Thank you, it's working for me now. Though, I've noticed something interesting: I ran scape gen_utr_annotation on both GRCh38 and GRCm39 v112, and it's running much quicker for the GRCm39 compared to the GRCh38.

And I'm only getting this warning for the GRCm39 file, even if it's quicker:

/workspace/software/Miniconda3/envs/scape_env/lib/python3.11/site-packages/gffutils/create.py:770: UserWarning: It appears you have a gene feature in your GTF file. You may want to use the disable_infer_genes=True option to speed up database creation warnings.warn( /workspace/software/Miniconda3/envs/scape_env/lib/python3.11/site-packages/gffutils/create.py:763: UserWarning: It appears you have a transcript feature in your GTF file. You may want to use the disable_infer_transcripts=True option to speed up database creation warnings.warn( Any ideas what could be causing this?

Files I used: https://ftp.ensembl.org/pub/release-112/gtf/homo_sapiens/Homo_sapiens.GRCh38.112.chr.gtf.gz https://ftp.ensembl.org/pub/release-112/gtf/mus_musculus/Mus_musculus.GRCm39.112.chr.gtf.gz

wangzhenzZ commented 3 months ago

@wangzhenzZ @msaland The problem is that you are using this version bedtools=2.31.1. Can you please try to reinstall the older version bedtools using the following command conda install bedtools=2.26.0?

Thank you for your timely response. I apologize for my delayed feedback, but I wanted to let you know that this method worked for me!

Dongxu-Zheng commented 5 days ago

Thank you, it's working for me now.
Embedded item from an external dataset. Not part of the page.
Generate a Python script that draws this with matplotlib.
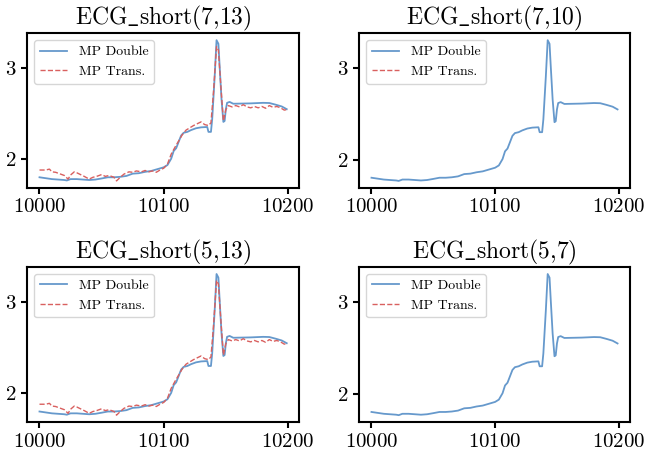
import numpy as np
import matplotlib.pyplot as plt

plt.rcParams['mathtext.fontset'] = 'cm'
plt.rcParams['font.family'] = 'cmr10'
plt.rcParams['axes.unicode_minus'] = False
plt.rcParams['axes.formatter.use_mathtext'] = True

# MP Double (same curve in all panels)
x_double = [10000, 10005, 10010, 10020, 10022, 10025, 10030, 10040, 10045, 10050,
            10055, 10060, 10065, 10070, 10075, 10080, 10085, 10090, 10095, 10100,
            10103, 10106, 10108, 10110, 10112, 10114, 10116, 10119, 10122, 10126,
            10130, 10135, 10136, 10138, 10139, 10141, 10142.5, 10144, 10145, 10146.5,
            10148, 10149, 10150, 10151, 10153, 10156, 10170, 10180, 10185, 10190,
            10195, 10199]
y_double = [1.80, 1.79, 1.78, 1.77, 1.765, 1.78, 1.78, 1.77, 1.775, 1.787,
            1.80, 1.80, 1.805, 1.815, 1.84, 1.845, 1.86, 1.87, 1.89, 1.91,
            1.935, 2.005, 2.09, 2.12, 2.19, 2.26, 2.29, 2.30, 2.32, 2.34,
            2.35, 2.354, 2.30, 2.30, 2.44, 2.91, 3.31, 3.27, 3.02, 2.66,
            2.41, 2.42, 2.55, 2.62, 2.63, 2.61, 2.614, 2.62, 2.618, 2.60,
            2.58, 2.55]

# MP Trans. (left panels)
x_trans = [10000, 10005, 10008, 10010, 10013, 10016, 10020, 10023, 10025, 10028,
           10030, 10033, 10036, 10040, 10043, 10046, 10050, 10053, 10056, 10060,
           10062, 10065, 10068, 10072, 10075, 10078, 10082, 10085, 10088, 10091,
           10094, 10097, 10100, 10103, 10106, 10109, 10112, 10115, 10118, 10121,
           10124, 10127, 10130, 10133, 10136, 10138, 10140, 10142.5, 10144, 10146,
           10148, 10150, 10152, 10155, 10158, 10161, 10164, 10167, 10170, 10173,
           10176, 10179, 10182, 10185, 10188, 10191, 10194, 10197, 10199]
y_trans = [1.88, 1.88, 1.89, 1.86, 1.855, 1.84, 1.82, 1.78, 1.825, 1.86,
           1.85, 1.83, 1.81, 1.78, 1.80, 1.81, 1.83, 1.81, 1.82, 1.80,
           1.76, 1.80, 1.835, 1.86, 1.855, 1.87, 1.86, 1.875, 1.86, 1.87,
           1.855, 1.88, 1.90, 1.945, 2.055, 2.13, 2.20, 2.27, 2.32, 2.345,
           2.37, 2.39, 2.41, 2.38, 2.37, 2.40, 2.73, 3.24, 3.20, 2.80,
           2.42, 2.545, 2.59, 2.575, 2.59, 2.575, 2.60, 2.575, 2.565, 2.58,
           2.565, 2.58, 2.56, 2.59, 2.57, 2.58, 2.565, 2.54, 2.545]

titles = [r'$\mathrm{ECG\_short(7{,}13)}$', r'$\mathrm{ECG\_short(7{,}10)}$',
          r'$\mathrm{ECG\_short(5{,}13)}$', r'$\mathrm{ECG\_short(5{,}7)}$']
show_trans = [True, False, True, False]

blue = '#6699cc'
red = '#d9605f'

fig, axes = plt.subplots(2, 2, figsize=(6.46, 4.54), dpi=100)
for ax, title, st in zip(axes.flat, titles, show_trans):
    ax.plot(x_double, y_double, color=blue, lw=1.3, label='MP Double')
    if st:
        ax.plot(x_trans, y_trans, color=red, lw=1.0, ls='--', label='MP Trans.')
    else:
        ax.plot([], [], color=red, lw=1.0, ls='--', label='MP Trans.')
    ax.set_title(title, fontsize=17, pad=3)
    ax.set_xticks([10000, 10100, 10200])
    ax.set_yticks([2, 3])
    ax.tick_params(labelsize=15, width=1.5, length=4)
    for s in ax.spines.values():
        s.set_linewidth(1.5)
    ax.legend(loc='upper left', fontsize=10, framealpha=0.8)

axes[0, 0].set_position([0.042, 0.586, 0.421, 0.341])
axes[0, 1].set_position([0.556, 0.586, 0.419, 0.341])
axes[1, 0].set_position([0.042, 0.070, 0.421, 0.342])
axes[1, 1].set_position([0.556, 0.070, 0.419, 0.342])

fig.savefig('out.png', dpi=100)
Though, I've noticed something interesting: I ran scape gen_utr_annotation on both GRCh38 and GRCm39 v112, and it's running much quicker for the GRCm39 compared to the GRCh38.

And I'm only getting this warning for the GRCm39 file, even if it's quicker:

/workspace/software/Miniconda3/envs/scape_env/lib/python3.11/site-packages/gffutils/create.py:770: UserWarning: It appears you have a gene feature in your GTF file. You may want to use the disable_infer_genes=True option to speed up database creation warnings.warn( /workspace/software/Miniconda3/envs/scape_env/lib/python3.11/site-packages/gffutils/create.py:763: UserWarning: It appears you have a transcript feature in your GTF file. You may want to use the disable_infer_transcripts=True option to speed up database creation warnings.warn( Any ideas what could be causing this?

Files I used: https://ftp.ensembl.org/pub/release-112/gtf/homo_sapiens/Homo_sapiens.GRCh38.112.chr.gtf.gz https://ftp.ensembl.org/pub/release-112/gtf/mus_musculus/Mus_musculus.GRCm39.112.chr.gtf.gz

Hi did you figure out the "UserWarning"? I also had the same warning. When I ran scape gen_utr_annotation on the GrCh38, it took much longer than expected.